I don't want to pay for a new driveway. How successful would it be to repair the surface? I do not like the appearance of the tiny pebbles embedded in plastic resin. I would prefer the appearance of a concrete topcoat.

A. You should be able to repair and resurface your driveway if you follow some important guidelines. Major cracks and holes must be repaired before resurfacing. Before patching any surface, all loose particles or deteriorated concrete must be removed.

If you have major breaks in the existing concrete, these need to be undercut before repair. This means chiseling out all loose and weak concrete with a cold chisel and hammer. Undercut the side of the repair area (cutting under the solid concrete at an angle) to "lock" the patch in place.

Use compressed air or hand bellows to blow all loose material out of cracks. Apply a sand-cement grout or bonding compound to the old surface, then fill the crack with patching mortar or concrete and use a trowel to smooth it.

Usually the easiest way to patch holes and other surface defects in concrete is to use commercially available patching compounds. These are premixed and are either wet (resin-based) or dry. Because of their convenience, you can use them to effect most any repair with ease. Be sure to follow manufacturer's instructions carefully.

Once major cracks and holes have been repaired, you are ready for resurfacing. Concrete surfaces to which concrete or mortar is to be bonded should be rough, clean (all oil and dirt residue removed) and dry before applying the new material.

Some bonded concrete overlays call for overnight prewetting of the newly cleaned surface before resurfacing, while other processes are successful on dry surfaces.

A fully bonded overlay is placed on a clean, prepared surface. A sand-cement grout is used to develop a strong bond between the slabs so that the overlay becomes an integral part of the slab.

Bonding is necessary for resurfacing less than two inches thick. The surface should be roughed up before placing the overlay.

Methods of cleaning and roughing the surface include dry removal by machine, such as grit blasters, shot blasters or planters. Wet cleaning methods, advisable in cases where oil has penetrated the concrete surface, include acid cleaning and etching.

Immediately before a fully bonded overlay is placed, a thin coat of bonding grout should be scrubbed into the clean, damp (but not wet) surface if it has been prewetted overnight.

Hand methods can be used to place and finish the topping, but machine methods usually are recommended.

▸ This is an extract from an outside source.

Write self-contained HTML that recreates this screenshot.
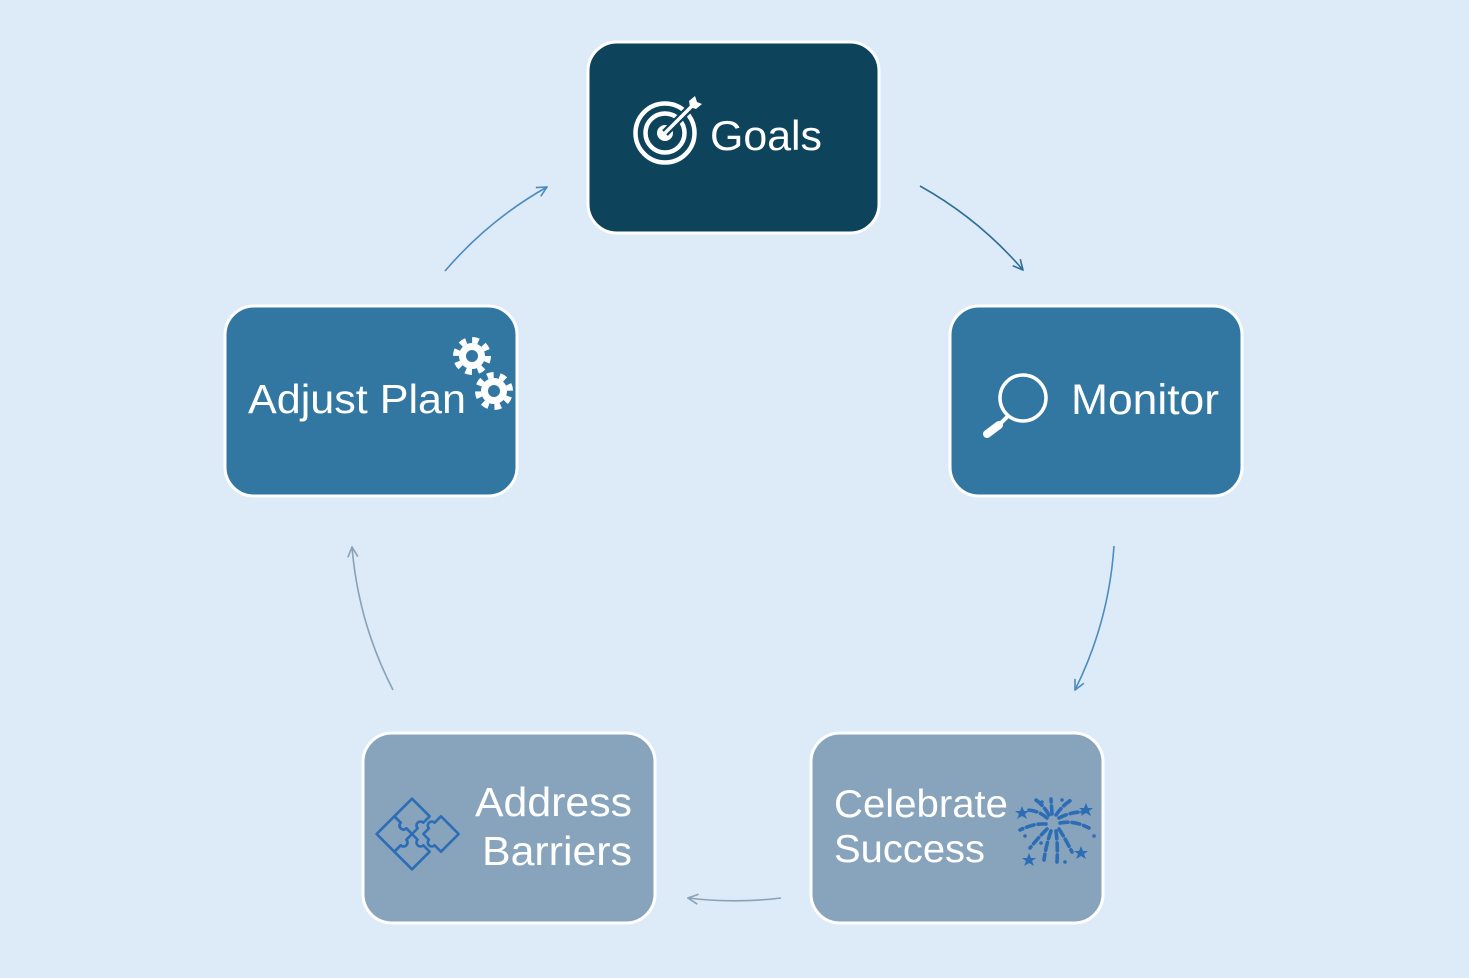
<!DOCTYPE html>
<html>
<head>
<meta charset="utf-8">
<style>
  html,body{margin:0;padding:0;background:#ddeaf7;}
  svg{display:block;}
  text{font-family:"Liberation Sans","DejaVu Sans",sans-serif;fill:#ffffff;}
</style>
</head>
<body>
<svg width="1469" height="978" viewBox="0 0 1469 978" xmlns="http://www.w3.org/2000/svg">
  <defs>
    <marker id="mA" viewBox="0 0 12 12" refX="11" refY="6" markerWidth="12" markerHeight="12" markerUnits="userSpaceOnUse" orient="auto">
      <path d="M1,1 L11,6 L1,11" fill="none" stroke="#4a8cc0" stroke-width="1.6"/>
    </marker>
    <marker id="mB" viewBox="0 0 12 12" refX="11" refY="6" markerWidth="12" markerHeight="12" markerUnits="userSpaceOnUse" orient="auto">
      <path d="M1,1 L11,6 L1,11" fill="none" stroke="#2f6f95" stroke-width="1.6"/>
    </marker>
    <marker id="mC" viewBox="0 0 12 12" refX="11" refY="6" markerWidth="12" markerHeight="12" markerUnits="userSpaceOnUse" orient="auto">
      <path d="M1,1 L11,6 L1,11" fill="none" stroke="#8aa2b7" stroke-width="1.6"/>
    </marker>
  </defs>

  <rect x="0" y="0" width="1469" height="978" fill="#ddeaf7"/>

  <!-- connectors -->
  <path d="M445,271 A381,381 0 0 1 547,187" fill="none" stroke="#4a8cc0" stroke-width="1.6" marker-end="url(#mA)"/>
  <path d="M920,186 A381,381 0 0 1 1023,270" fill="none" stroke="#2f6f95" stroke-width="1.6" marker-end="url(#mB)"/>
  <path d="M1114,546 A381,381 0 0 1 1075,690" fill="none" stroke="#4a8cc0" stroke-width="1.6" marker-end="url(#mA)"/>
  <path d="M781,898 A381,381 0 0 1 688,898" fill="none" stroke="#8aa2b7" stroke-width="1.6" marker-end="url(#mC)"/>
  <path d="M393,690 A381,381 0 0 1 352,547" fill="none" stroke="#8aa2b7" stroke-width="1.6" marker-end="url(#mC)"/>

  <!-- boxes -->
  <rect x="588" y="42" width="291" height="191" rx="29" fill="#0e435c" stroke="#ffffff" stroke-width="3"/>
  <rect x="225" y="306" width="292" height="190" rx="29" fill="#3277a2" stroke="#ffffff" stroke-width="3"/>
  <rect x="950" y="306" width="292" height="190" rx="29" fill="#3277a2" stroke="#ffffff" stroke-width="3"/>
  <rect x="363" y="733" width="292" height="190" rx="29" fill="#87a4bc" stroke="#ffffff" stroke-width="3"/>
  <rect x="811" y="733" width="292" height="190" rx="29" fill="#87a4bc" stroke="#ffffff" stroke-width="3"/>

  <!-- Goals icon: target -->
  <g>
    <circle cx="665" cy="133" r="29.5" fill="none" stroke="#ffffff" stroke-width="4.5"/>
    <circle cx="665" cy="133" r="19.5" fill="none" stroke="#ffffff" stroke-width="4.5"/>
    <circle cx="665" cy="133" r="8" fill="#ffffff"/>
    <line x1="665" y1="133" x2="693" y2="105" stroke="#0e435c" stroke-width="8"/>
    <line x1="665" y1="133" x2="693" y2="105" stroke="#ffffff" stroke-width="3.5"/>
    <path d="M689,101 L695,96 L697,102 L702,104 L696,109 L690,107 Z" fill="#ffffff"/>
  </g>
  <text x="710" y="150" font-size="42" textLength="112" lengthAdjust="spacingAndGlyphs">Goals</text>

  <!-- Monitor icon: magnifier -->
  <g>
    <circle cx="1023" cy="398" r="23" fill="none" stroke="#ffffff" stroke-width="3.5"/>
    <line x1="1008" y1="416" x2="998" y2="426" stroke="#ffffff" stroke-width="4" stroke-linecap="round"/>
    <line x1="999" y1="425" x2="987" y2="434" stroke="#ffffff" stroke-width="8" stroke-linecap="round"/>
  </g>
  <text x="1071" y="414" font-size="43" textLength="148" lengthAdjust="spacingAndGlyphs">Monitor</text>

  <!-- Adjust Plan -->
  <text x="248" y="413" font-size="41" textLength="218" lengthAdjust="spacingAndGlyphs">Adjust Plan</text>
  <g>
    <circle cx="472" cy="356" r="16" fill="none" stroke="#ffffff" stroke-width="6" stroke-dasharray="6.5 6.07"/>
    <circle cx="472" cy="356" r="9.5" fill="none" stroke="#ffffff" stroke-width="7"/>
    <circle cx="494" cy="391" r="16" fill="none" stroke="#ffffff" stroke-width="6" stroke-dasharray="6.5 6.07" transform="rotate(20 494 391)"/>
    <circle cx="494" cy="391" r="9.5" fill="none" stroke="#ffffff" stroke-width="7"/>
  </g>

  <!-- Address Barriers -->
  <g transform="translate(412 834) rotate(45)" fill="none" stroke="#2d6db5" stroke-width="2.6" stroke-linejoin="round">
    <path d="M-25,-25 L0,-25 L0,-16 A4,4 0 0 0 0,-8 L0,0 L-8,0 A4,4 0 0 1 -16,0 L-25,0 Z"/>
    <path d="M-25,0 L-16,0 A4,4 0 0 0 -8,0 L0,0 L0,8 A4,4 0 0 1 0,16 L0,25 L-25,25 Z"/>
    <path d="M0,0 L8,0 A4,4 0 0 0 16,0 L25,0 L25,25 L0,25 L0,16 A4,4 0 0 0 0,8 Z"/>
    <g transform="translate(8 -8)">
      <path d="M0,-25 L25,-25 L25,0 L16,0 A4,4 0 0 1 8,0 L0,0 L0,-8 A4,4 0 0 1 0,-16 Z"/>
    </g>
  </g>
  <text x="475" y="816" font-size="41" textLength="157" lengthAdjust="spacingAndGlyphs">Address</text>
  <text x="482" y="865" font-size="41" textLength="150" lengthAdjust="spacingAndGlyphs">Barriers</text>

  <!-- Celebrate Success -->
  <text x="834" y="817" font-size="39" textLength="174" lengthAdjust="spacingAndGlyphs">Celebrate</text>
  <text x="834" y="862" font-size="39" textLength="151" lengthAdjust="spacingAndGlyphs">Success</text>
  <g stroke="#2d6db5" stroke-width="3.6" stroke-linecap="round" fill="none" stroke-dasharray="8 4">
    <path d="M1047,818 Q1038,810 1026,810"/>
    <path d="M1049,815 Q1044,806 1036,800"/>
    <path d="M1052,814 L1051,799"/>
    <path d="M1056,815 Q1062,806 1071,800"/>
    <path d="M1059,818 Q1070,812 1083,812"/>
    <path d="M1060,823 Q1074,820 1089,828"/>
    <path d="M1046,824 Q1034,823 1020,830"/>
    <path d="M1047,829 Q1038,838 1030,848"/>
    <path d="M1051,831 Q1046,845 1044,860"/>
    <path d="M1056,831 Q1058,846 1057,862"/>
    <path d="M1059,829 Q1066,840 1072,852"/>
  </g>
  <g fill="#2d6db5">
    <polygon points="1022,806 1024,811 1029,811 1025,814 1027,819 1022,816 1017,819 1019,814 1015,811 1020,811"/>
    <polygon points="1086,803 1088,808 1093,808 1089,811 1091,816 1086,813 1081,816 1083,811 1079,808 1084,808"/>
    <polygon points="1081,846 1083,851 1088,851 1084,854 1086,859 1081,856 1076,859 1078,854 1074,851 1079,851"/>
    <polygon points="1029,853 1031,858 1036,858 1032,861 1034,866 1029,863 1024,866 1026,861 1022,858 1027,858"/>
    <circle cx="1042" cy="802" r="1.8"/>
    <circle cx="1062" cy="800" r="1.8"/>
    <circle cx="1094" cy="836" r="1.8"/>
    <circle cx="1041" cy="843" r="1.8"/>
    <circle cx="1065" cy="862" r="1.8"/>
    <circle cx="1025" cy="836" r="1.8"/>
  </g>
</svg>
</body>
</html>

Proper and adequate curing is even more important in bonded resurfacing than in ordinary concrete work because of the potential for rapid, early drying of the thin concrete overlay.

Protect against rapid drying by using coverings such as wet burlap, plastic sheets or waterproof paper as soon as it is possible to do so without marring the surface. Keep the concrete covered and damp for at least seven days when using normal portland cement in temperatures above 50 degrees Fahrenheit, and at least four days in warm temperatures or when using high-early-strength portland cement.

If you tackle resurfacing as a do-it-yourself project, I suggest that you write the Portland Cement Association, 5420 Old Orchard Rd., Skokie, Ill. 60077. Request the pamphlet "Resurfacing Concrete Floors," and enclose a check or money order for $5.

Q. How can I remove automobile oil from my concrete driveway? I have used several commercially prepared products without much success.

A.The Portland Cement Association recommends these methods:

First try saturating the stain with mineral spirits or paint thinner. Then cover the area with an absorbent material such as dry portland cement, talc, cat litter, fuller's earth, cornmeal or cornstarch.

Let stand overnight, then sweep away the cover. Repeat if necessary.

For more resistant stains, scrub with a solution of half cup trisodium phosphate and half cup household bleach mixed in a gallon of water.

If the stain remains, try a poultice of powdered whiting mixed with benzol. Leave this paste on the stain for an hour after the benzol has evaporated. This may also need to be repeated.

Concrete is a porous material, and it may be impossible to completely remove serious stains.